- SUPPLIED MATERIAL -
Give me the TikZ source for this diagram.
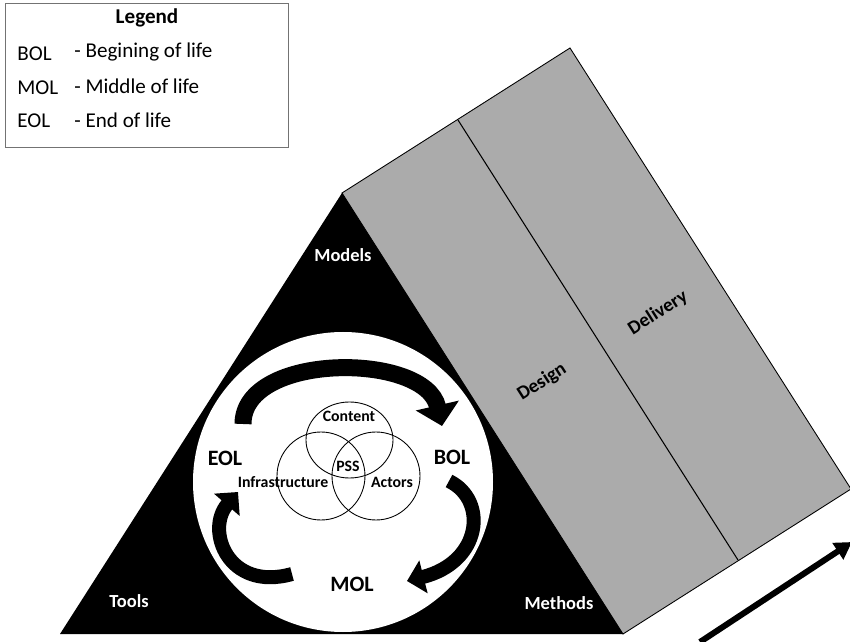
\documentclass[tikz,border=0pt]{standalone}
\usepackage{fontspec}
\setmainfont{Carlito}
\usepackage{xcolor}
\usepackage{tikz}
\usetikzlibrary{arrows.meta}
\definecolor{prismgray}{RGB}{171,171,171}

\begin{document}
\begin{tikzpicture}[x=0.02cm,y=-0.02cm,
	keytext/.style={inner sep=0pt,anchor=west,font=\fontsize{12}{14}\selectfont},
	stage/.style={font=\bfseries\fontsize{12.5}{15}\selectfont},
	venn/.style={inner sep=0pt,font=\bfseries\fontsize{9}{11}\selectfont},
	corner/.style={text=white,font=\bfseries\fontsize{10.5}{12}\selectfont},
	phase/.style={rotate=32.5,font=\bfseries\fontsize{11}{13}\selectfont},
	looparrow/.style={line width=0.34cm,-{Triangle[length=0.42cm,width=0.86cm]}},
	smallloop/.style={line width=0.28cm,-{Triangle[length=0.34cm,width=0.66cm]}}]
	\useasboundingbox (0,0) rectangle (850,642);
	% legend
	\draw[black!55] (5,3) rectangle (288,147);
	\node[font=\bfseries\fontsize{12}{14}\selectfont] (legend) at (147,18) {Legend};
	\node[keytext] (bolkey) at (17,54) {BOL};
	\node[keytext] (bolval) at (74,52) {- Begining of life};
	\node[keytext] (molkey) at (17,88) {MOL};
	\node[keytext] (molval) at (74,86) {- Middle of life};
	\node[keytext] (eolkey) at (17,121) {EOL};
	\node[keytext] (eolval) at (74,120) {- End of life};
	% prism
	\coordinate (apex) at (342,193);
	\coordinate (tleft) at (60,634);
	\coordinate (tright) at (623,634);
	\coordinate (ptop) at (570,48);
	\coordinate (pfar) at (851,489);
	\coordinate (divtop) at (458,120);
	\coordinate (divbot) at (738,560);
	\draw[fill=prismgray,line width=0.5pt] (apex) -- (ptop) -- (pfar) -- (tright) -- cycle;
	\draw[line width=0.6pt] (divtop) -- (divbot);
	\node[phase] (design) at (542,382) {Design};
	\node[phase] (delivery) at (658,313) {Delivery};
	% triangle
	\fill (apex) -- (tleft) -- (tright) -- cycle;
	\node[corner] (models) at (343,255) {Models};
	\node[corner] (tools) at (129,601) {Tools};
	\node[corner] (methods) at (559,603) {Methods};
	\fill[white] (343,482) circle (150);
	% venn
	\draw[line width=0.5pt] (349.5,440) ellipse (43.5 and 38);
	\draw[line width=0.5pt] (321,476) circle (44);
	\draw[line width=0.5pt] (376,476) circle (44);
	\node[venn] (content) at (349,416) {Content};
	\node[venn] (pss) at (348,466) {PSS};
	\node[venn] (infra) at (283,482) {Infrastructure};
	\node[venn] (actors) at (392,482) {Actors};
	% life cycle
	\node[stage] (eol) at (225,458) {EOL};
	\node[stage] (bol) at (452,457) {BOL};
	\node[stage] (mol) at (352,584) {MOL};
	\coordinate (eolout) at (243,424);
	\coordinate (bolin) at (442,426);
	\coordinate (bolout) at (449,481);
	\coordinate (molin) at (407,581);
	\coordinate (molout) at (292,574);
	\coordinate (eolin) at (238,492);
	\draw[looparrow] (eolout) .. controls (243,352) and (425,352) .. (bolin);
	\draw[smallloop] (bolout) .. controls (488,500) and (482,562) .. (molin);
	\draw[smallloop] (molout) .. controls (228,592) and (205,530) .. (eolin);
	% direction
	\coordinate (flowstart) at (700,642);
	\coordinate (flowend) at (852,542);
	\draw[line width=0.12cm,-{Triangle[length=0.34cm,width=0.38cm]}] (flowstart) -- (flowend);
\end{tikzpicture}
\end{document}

- TASK TO COMPLETE -
Repeat the material above in full and unchanged, minus its images.

- TASK RESPONSE -
Give me the TikZ source for this diagram.
\documentclass[tikz,border=0pt]{standalone}
\usepackage{fontspec}
\setmainfont{Carlito}
\usepackage{xcolor}
\usepackage{tikz}
\usetikzlibrary{arrows.meta}
\definecolor{prismgray}{RGB}{171,171,171}

\begin{document}
\begin{tikzpicture}[x=0.02cm,y=-0.02cm,
	keytext/.style={inner sep=0pt,anchor=west,font=\fontsize{12}{14}\selectfont},
	stage/.style={font=\bfseries\fontsize{12.5}{15}\selectfont},
	venn/.style={inner sep=0pt,font=\bfseries\fontsize{9}{11}\selectfont},
	corner/.style={text=white,font=\bfseries\fontsize{10.5}{12}\selectfont},
	phase/.style={rotate=32.5,font=\bfseries\fontsize{11}{13}\selectfont},
	looparrow/.style={line width=0.34cm,-{Triangle[length=0.42cm,width=0.86cm]}},
	smallloop/.style={line width=0.28cm,-{Triangle[length=0.34cm,width=0.66cm]}}]
	\useasboundingbox (0,0) rectangle (850,642);
	% legend
	\draw[black!55] (5,3) rectangle (288,147);
	\node[font=\bfseries\fontsize{12}{14}\selectfont] (legend) at (147,18) {Legend};
	\node[keytext] (bolkey) at (17,54) {BOL};
	\node[keytext] (bolval) at (74,52) {- Begining of life};
	\node[keytext] (molkey) at (17,88) {MOL};
	\node[keytext] (molval) at (74,86) {- Middle of life};
	\node[keytext] (eolkey) at (17,121) {EOL};
	\node[keytext] (eolval) at (74,120) {- End of life};
	% prism
	\coordinate (apex) at (342,193);
	\coordinate (tleft) at (60,634);
	\coordinate (tright) at (623,634);
	\coordinate (ptop) at (570,48);
	\coordinate (pfar) at (851,489);
	\coordinate (divtop) at (458,120);
	\coordinate (divbot) at (738,560);
	\draw[fill=prismgray,line width=0.5pt] (apex) -- (ptop) -- (pfar) -- (tright) -- cycle;
	\draw[line width=0.6pt] (divtop) -- (divbot);
	\node[phase] (design) at (542,382) {Design};
	\node[phase] (delivery) at (658,313) {Delivery};
	% triangle
	\fill (apex) -- (tleft) -- (tright) -- cycle;
	\node[corner] (models) at (343,255) {Models};
	\node[corner] (tools) at (129,601) {Tools};
	\node[corner] (methods) at (559,603) {Methods};
	\fill[white] (343,482) circle (150);
	% venn
	\draw[line width=0.5pt] (349.5,440) ellipse (43.5 and 38);
	\draw[line width=0.5pt] (321,476) circle (44);
	\draw[line width=0.5pt] (376,476) circle (44);
	\node[venn] (content) at (349,416) {Content};
	\node[venn] (pss) at (348,466) {PSS};
	\node[venn] (infra) at (283,482) {Infrastructure};
	\node[venn] (actors) at (392,482) {Actors};
	% life cycle
	\node[stage] (eol) at (225,458) {EOL};
	\node[stage] (bol) at (452,457) {BOL};
	\node[stage] (mol) at (352,584) {MOL};
	\coordinate (eolout) at (243,424);
	\coordinate (bolin) at (442,426);
	\coordinate (bolout) at (449,481);
	\coordinate (molin) at (407,581);
	\coordinate (molout) at (292,574);
	\coordinate (eolin) at (238,492);
	\draw[looparrow] (eolout) .. controls (243,352) and (425,352) .. (bolin);
	\draw[smallloop] (bolout) .. controls (488,500) and (482,562) .. (molin);
	\draw[smallloop] (molout) .. controls (228,592) and (205,530) .. (eolin);
	% direction
	\coordinate (flowstart) at (700,642);
	\coordinate (flowend) at (852,542);
	\draw[line width=0.12cm,-{Triangle[length=0.34cm,width=0.38cm]}] (flowstart) -- (flowend);
\end{tikzpicture}
\end{document}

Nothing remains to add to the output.